The balance of £8.3.7 is about equivalent to $1900 (the ‘Mr Munroe’ referred to was not the same man as the architect of the Church and Manse, though his name, like that of the architect, was properly spelt ‘Munro’).

Proposed by Mr Gilchrist and seconded by Mr Munroe and carried that Mr A. Turnbull be sent for and requested to hand over to the Treasurer the balance as shewn by balance sheet received and adopted at last meeting. Mr Turnbull was sent for. But on Mr Gilchrist and Mr Hamill requesting him to give up the £8.3.7 balance due to treasurer he stated that he had not got it and that he had used it. Mr Gilchrist reported the circumstance to the Committee whereupon Mr Eaton proposed and Mr Mohrman seconded that the balance held by Mr Turnbull be handed over to him to assist to assist him in his present pecuniary difficulties. (Committee of Management Minutes, 23-12-1872)

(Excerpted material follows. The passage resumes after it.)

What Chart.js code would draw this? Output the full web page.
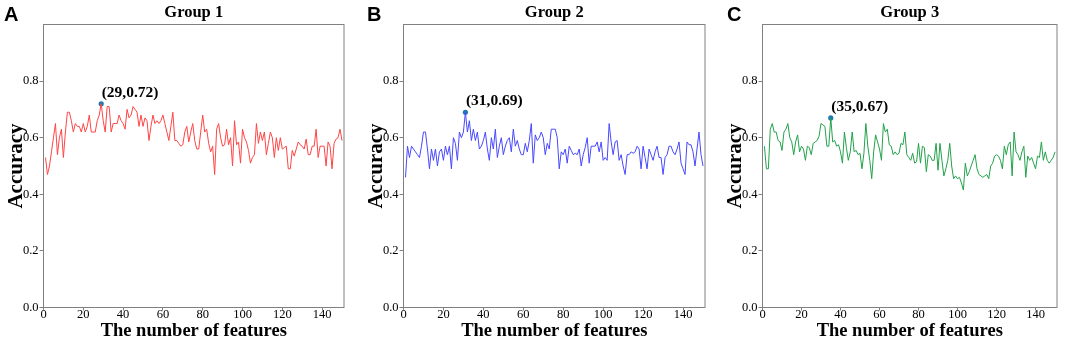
<!DOCTYPE html>
<html lang="en">
<head>
<meta charset="UTF-8">
<title>Accuracy vs number of features</title>
<script src="https://cdn.jsdelivr.net/npm/chart.js"></script>
<style>
  body { margin: 0; background: #fff; }
  .figure { position: relative; width: 1065px; height: 344px; overflow: hidden; }
  .panel { position: absolute; top: 0; width: 355px; height: 344px; }
  .tag { position: absolute; top: 4px; font: bold 20px 'Liberation Sans', Arial, sans-serif; line-height: 20px; color: #000; }
</style>
</head>
<body>
<div class="figure">
  <div class="panel" style="left:0px"><canvas id="chart0"></canvas></div>
  <div class="panel" style="left:360px"><canvas id="chart1"></canvas></div>
  <div class="panel" style="left:719px"><canvas id="chart2"></canvas></div>
  <div class="tag" style="left:4px">A</div>
  <div class="tag" style="left:367px">B</div>
  <div class="tag" style="left:727px">C</div>
</div>
<script>
// panel titles and axis ticks
const groupNames = ['Group 1', 'Group 2', 'Group 3'];
const xTicks = [0, 20, 40, 60, 80, 100, 120, 140];
const yTicks = [0.0, 0.2, 0.4, 0.6, 0.8];

// accuracy for feature counts 1..150
const accGroup1 = [
  0.53, 0.47, 0.50, 0.55, 0.60, 0.65, 0.54, 0.60, 0.63, 0.53,
  0.62, 0.69, 0.69, 0.66, 0.62, 0.65, 0.64, 0.64, 0.62, 0.65,
  0.62, 0.64, 0.68, 0.62, 0.62, 0.62, 0.66, 0.68, 0.72, 0.66,
  0.62, 0.71, 0.71, 0.62, 0.65, 0.65, 0.65, 0.68, 0.66, 0.65,
  0.63, 0.70, 0.67, 0.68, 0.71, 0.70, 0.69, 0.64, 0.68, 0.64,
  0.67, 0.66, 0.59, 0.64, 0.68, 0.65, 0.66, 0.65, 0.66, 0.68,
  0.65, 0.62, 0.59, 0.64, 0.69, 0.59, 0.59, 0.58, 0.57, 0.575,
  0.62, 0.64, 0.585, 0.62, 0.65, 0.59, 0.56, 0.56, 0.62, 0.68,
  0.62, 0.63, 0.58, 0.55, 0.57, 0.47, 0.63, 0.65, 0.60, 0.57,
  0.575, 0.63, 0.575, 0.60, 0.50, 0.66, 0.575, 0.585, 0.51, 0.63,
  0.60, 0.585, 0.555, 0.51, 0.53, 0.54, 0.65, 0.58, 0.62, 0.59,
  0.62, 0.54, 0.58, 0.62, 0.60, 0.53, 0.60, 0.555, 0.60, 0.56,
  0.565, 0.57, 0.49, 0.49, 0.555, 0.535, 0.56, 0.585, 0.575, 0.57,
  0.56, 0.595, 0.54, 0.54, 0.57, 0.57, 0.63, 0.53, 0.57, 0.57,
  0.57, 0.50, 0.585, 0.57, 0.49, 0.58, 0.595, 0.60, 0.63, 0.59
];
const accGroup2 = [
  0.46, 0.57, 0.53, 0.57, 0.56, 0.55, 0.54, 0.53, 0.57, 0.62,
  0.62, 0.56, 0.49, 0.56, 0.52, 0.56, 0.50, 0.55, 0.56, 0.52,
  0.57, 0.54, 0.57, 0.49, 0.60, 0.58, 0.52, 0.62, 0.60, 0.62,
  0.69, 0.62, 0.66, 0.59, 0.63, 0.59, 0.62, 0.56, 0.57, 0.59,
  0.62, 0.56, 0.52, 0.60, 0.56, 0.63, 0.53, 0.57, 0.60, 0.54,
  0.57, 0.59, 0.60, 0.55, 0.63, 0.57, 0.59, 0.56, 0.54, 0.54,
  0.58, 0.55, 0.59, 0.65, 0.51, 0.61, 0.59, 0.60, 0.62, 0.60,
  0.54, 0.58, 0.56, 0.63, 0.63, 0.63, 0.60, 0.49, 0.55, 0.54,
  0.56, 0.51, 0.57, 0.555, 0.54, 0.545, 0.54, 0.56, 0.50, 0.54,
  0.565, 0.60, 0.51, 0.57, 0.57, 0.57, 0.585, 0.55, 0.585, 0.52,
  0.53, 0.52, 0.65, 0.585, 0.54, 0.585, 0.59, 0.52, 0.54, 0.50,
  0.47, 0.54, 0.54, 0.55, 0.545, 0.55, 0.57, 0.56, 0.49, 0.57,
  0.53, 0.49, 0.56, 0.54, 0.52, 0.55, 0.57, 0.53, 0.53, 0.47,
  0.53, 0.54, 0.57, 0.57, 0.55, 0.54, 0.56, 0.585, 0.51, 0.49,
  0.47, 0.585, 0.575, 0.575, 0.55, 0.50, 0.56, 0.62, 0.54, 0.50
];
const accGroup3 = [
  0.57, 0.49, 0.49, 0.63, 0.65, 0.62, 0.62, 0.59, 0.585, 0.555,
  0.62, 0.63, 0.65, 0.60, 0.585, 0.54, 0.585, 0.61, 0.55, 0.57,
  0.56, 0.52, 0.57, 0.565, 0.54, 0.58, 0.585, 0.59, 0.605, 0.65,
  0.645, 0.64, 0.57, 0.57, 0.67, 0.585, 0.59, 0.57, 0.575, 0.55,
  0.51, 0.62, 0.565, 0.52, 0.55, 0.62, 0.55, 0.555, 0.54, 0.545,
  0.49, 0.545, 0.65, 0.57, 0.52, 0.455, 0.55, 0.61, 0.585, 0.56,
  0.52, 0.65, 0.62, 0.63, 0.575, 0.57, 0.54, 0.55, 0.54, 0.545,
  0.58, 0.575, 0.62, 0.54, 0.53, 0.52, 0.545, 0.51, 0.515, 0.58,
  0.51, 0.57, 0.565, 0.48, 0.54, 0.535, 0.52, 0.52, 0.58, 0.485,
  0.58, 0.52, 0.465, 0.49, 0.52, 0.58, 0.50, 0.455, 0.465, 0.455,
  0.46, 0.44, 0.415, 0.51, 0.465, 0.48, 0.50, 0.52, 0.54, 0.49,
  0.47, 0.465, 0.46, 0.465, 0.47, 0.455, 0.50, 0.51, 0.535, 0.54,
  0.535, 0.52, 0.49, 0.57, 0.54, 0.575, 0.585, 0.465, 0.62, 0.55,
  0.54, 0.52, 0.55, 0.57, 0.46, 0.535, 0.52, 0.53, 0.51, 0.49,
  0.535, 0.53, 0.585, 0.52, 0.55, 0.52, 0.51, 0.52, 0.53, 0.55
];
const lineColors = ['#ff4545', '#4848ff', '#22a24a'];
const seriesList = [accGroup1, accGroup2, accGroup3];
const rightPad = [11, 10, 17];

const serif = "'Liberation Serif', 'Times New Roman', serif";

// grey box round the plot area
const framePlugin = {
  id: 'frame',
  afterDraw(chart) {
    const { left, top, right, bottom } = chart.chartArea;
    const ctx = chart.ctx;
    ctx.save();
    ctx.strokeStyle = '#808080';
    ctx.lineWidth = 1;
    ctx.strokeRect(left, top, right - left, bottom - top);
    ctx.restore();
  }
};

// "(x,y)" label next to the best point
const peakLabelPlugin = {
  id: 'peakLabel',
  afterDatasetsDraw(chart) {
    const pt = chart.getDatasetMeta(1).data[0];
    const raw = chart.data.datasets[1].data[0];
    const ctx = chart.ctx;
    ctx.save();
    ctx.font = 'bold 15.5px ' + serif;
    ctx.fillStyle = '#000';
    ctx.textAlign = 'left';
    ctx.textBaseline = 'alphabetic';
    ctx.fillText('(' + raw.x + ',' + raw.y.toFixed(2) + ')', pt.x + 0.5, pt.y - 7);
    ctx.restore();
  }
};

function makeChart(i) {
  const acc = seriesList[i];
  const points = acc.map((v, k) => ({ x: k + 1, y: v }));
  let best = 0;
  acc.forEach((v, k) => { if (v > acc[best]) best = k; });

  new Chart(document.getElementById('chart' + i), {
    type: 'line',
    data: {
      datasets: [{
        data: points,
        borderColor: lineColors[i],
        borderWidth: 1,
        pointRadius: 0,
        tension: 0,
        fill: false
      }, {
        data: [{ x: best + 1, y: acc[best] }],
        showLine: false,
        pointRadius: 2.6,
        pointBackgroundColor: '#1f77b4',
        pointBorderColor: '#1f77b4',
        pointBorderWidth: 0
      }]
    },
    options: {
      responsive: true,
      maintainAspectRatio: false,
      animation: false,
      layout: { padding: { left: 0, right: rightPad[i], top: 0, bottom: 0 } },
      plugins: {
        legend: { display: false },
        tooltip: { enabled: false },
        title: {
          display: true,
          text: groupNames[i],
          fullSize: false,
          color: '#000',
          font: { family: serif, size: 16.5, weight: 'bold' },
          padding: { top: 2.5, bottom: 2.2 }
        }
      },
      scales: {
        x: {
          type: 'linear',
          min: 0,
          max: 151,
          afterFit(scale) { scale.height = 36.5; },
          afterBuildTicks(scale) { scale.ticks = xTicks.map(v => ({ value: v })); },
          border: { display: false },
          grid: { drawOnChartArea: false, drawTicks: true, tickLength: 3, color: '#808080' },
          ticks: { color: '#000', font: { family: serif, size: 12.5 }, padding: -3, maxRotation: 0 },
          title: {
            display: true,
            text: 'The number of features',
            color: '#000',
            font: { family: serif, size: 18.5, weight: 'bold' },
            padding: { top: 0, bottom: 1.5 }
          }
        },
        y: {
          min: 0,
          max: 1.0,
          afterFit(scale) { scale.width = 43.5; },
          afterBuildTicks(scale) { scale.ticks = yTicks.map(v => ({ value: v })); },
          border: { display: false },
          grid: { drawOnChartArea: false, drawTicks: true, tickLength: 4, color: '#808080' },
          ticks: {
            color: '#000',
            font: { family: serif, size: 12.5 },
            padding: 1,
            callback: v => v.toFixed(1)
          },
          title: {
            display: true,
            text: 'Accuracy',
            color: '#000',
            font: { family: serif, size: 21, weight: 'bold' },
            padding: { top: 3.5, bottom: 0 }
          }
        }
      }
    },
    plugins: [framePlugin, peakLabelPlugin]
  });
}

[0, 1, 2].forEach(makeChart);
</script>
</body>
</html>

At this stage the Committee may have forgiven their minister for having been found with his hand in the till, but it was not prepared to forget:

Secretary read letter addressed to him from A. Turnbull requesting the Committee to exonerate him from blame in connection with balance of Tea Meeting not forthcoming. Secretary instructed not to reply. Letters addressed to Mr Allan from Mr Turnbull, one in reference to one week’s salary, which was considered by the Committee to be very inconsistent indeed. (Committee of Management Minutes, 6-1-1873)

The final note on Rev Turnbull’s career comes from the Session:

Dr McGibbon explained the object of the meeting viz. to state the treatment of Archibald Turnbull by himself and the Session. (Congregational Meeting Minutes, 20-1-1873)

There is no further explanation of this cryptic entry. Rev Turnbull seems to have continued his career in Victoria; the congregation were still looking for a minister who was prepared to stay.